Indoctrinating an Entire School System in PC Racism

Education, Culture Pre K-12, Race

Seattle Public Schools recently held a racially charged teacher-training session that convicted US schools of committing “spirit murder” against black kids and demanded that white teachers “bankrupt [their] privilege in acknowledgment of [their] thieved inheritance.”

According to whistleblower documents from the session that I’ve ­reviewed, the trainers began by claiming that teachers are colonizers of “the ancestral lands and traditional territories of the Puget Sound Coast Salish People.” Later: “The United States was built off the stolen labor of kidnapped and enslaved black people’s work.” The image of a black-power fist removed any lingering hope that the presentation might ­involve a modicum of nuance.

Organizers identified themselves by gender pronouns and race.

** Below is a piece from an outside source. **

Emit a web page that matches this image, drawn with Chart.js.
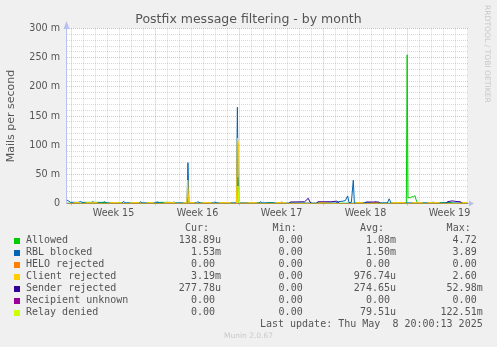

For example, one speaker was identified as “He/Him, White.” It has become commonplace in academia and corporate settings to list gender pronouns, but this was perhaps the first example of an institution promoting workplace race-labeling. (The district didn’t reply to my request for comment.)

The main message: White teachers must recognize that they “are assigned considerable power and privilege in our society” because of their “possession of white skin.” To atone, they must self-consciously reject their “whiteness” and become dedicated “anti-racist educator[s].”

Any resistance, no matter how well-argued or factually grounded, was dismissed as a reflex of white teachers’ “lizard-brain,” which makes them “afraid that [they] will have to talk about sensitive issues such as race, racism, classism, sexism or any kind of ‘ism.’ ”

In the most disturbing portion, teachers discussed “spirit murder.” Schools, according to “abolitionist” pedagogue Bettina Love, who invented the concept, “murder the souls of black children every day through systemic, institutionalized, anti-black, state-sanctioned violence.”

What’s the goal here? Simply put, to transform Seattle schools into activist organizations.

At the conclusion of the training, teachers had to explain how they will practice “anti-racist pedagogy,” address the “social-justice movements taking place” and become “anti-racist outside the classroom.” They were told to divide the world into “enemies, allies and ­accomplices” and work toward the “abolition” of whiteness. They must, in other words, abandon the illusion of neutral teaching standards and get in the trenches of race-based activism.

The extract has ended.